Crudits with three dip


  • Pesto–yogurt dip
  • 1 cup (50 g) fresh basil
  • 1 clove garlic, crushed
  • 1 tablespoon pine nuts
  • 1 cup (250 g) low–fat natural yogurt
  • Fresh herb dip
  • ⅔ cup (160 g) fromage frais, crème fraîche or sour cream
  • 1 spring onion, finely chopped
  • 2 tablespoons finely chopped fresh flat–leaf parsley
  • 1 tablespoon finely snipped fresh chives
  • 1 teaspoon tarragon vinegar
  • Italian–style tomato dip
  • ⅓ cup (50 g) sun–dried tomatoes (dry–packed)
  • ⅓ cup (90 g) cottage cheese
  • ⅓ cup (90 g) low–fat natural yogurt
  • ⅔ cup (30 g) fresh basilsalt and pepper
  • 500 g mixed vegetable crudités, such as baby carrots, zucchini sticks, baby corn (blanched in boiling water for 1 minute), green beans (blanched for 1 minute), capsicum strips, witlof leaves and broccoli florets


  1. For the pesto–yogurt dip, use a mortar and pestle to crush the basil, garlic and pine nuts to a paste.
  2. Work in the yogurt a spoonful at a time, until thoroughly combined.
  3. Add seasoning to taste.
  4. Alternatively, purée all the ingredients together in a food processor or blender.
  5. Transfer to a bowl, cover and chill until required.
  6. For the fresh herb dip, stir all the ingredients together in a bowl until well blended.
  7. Cover tightly and chill until required.
  8. For the Italian–style tomato dip, place the sun–dried tomatoes in a heatproof bowl and pour over boiling water to cover them.
  9. Leave to soak for about 30 minutes or until the tomatoes are plump and tender.
  10. Drain the tomatoes, then pat them dry and finely chop them.

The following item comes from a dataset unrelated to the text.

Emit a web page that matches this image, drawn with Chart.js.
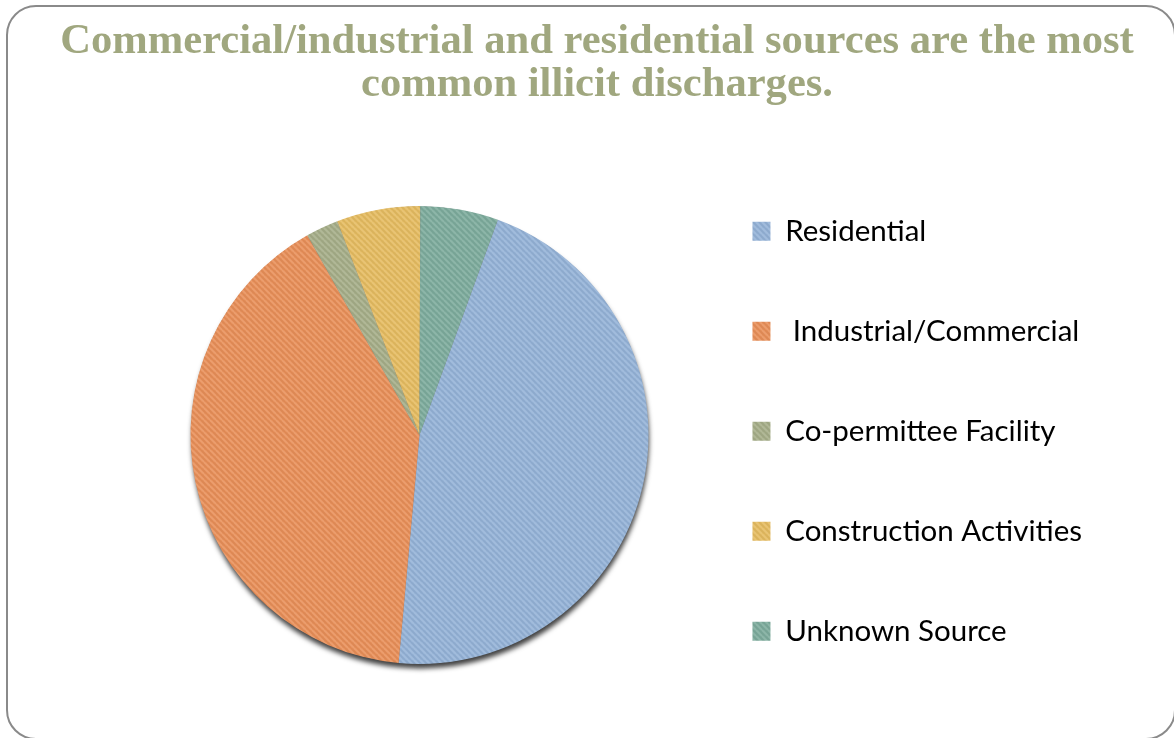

  11. Purée the cottage cheese with the yogurt in a food processor or blender.
  12. Alternatively, press the cheese through a sieve and stir in the yogurt.
  13. Transfer to a bowl and stir in the tomatoes.
  14. Cover and chill until required.
  15. Just before serving the Italian–style tomato dip, finely shred the basil and stir in with seasoning to taste.
  16. Serve the bowls of dips on a large platter with the crudités arranged around them.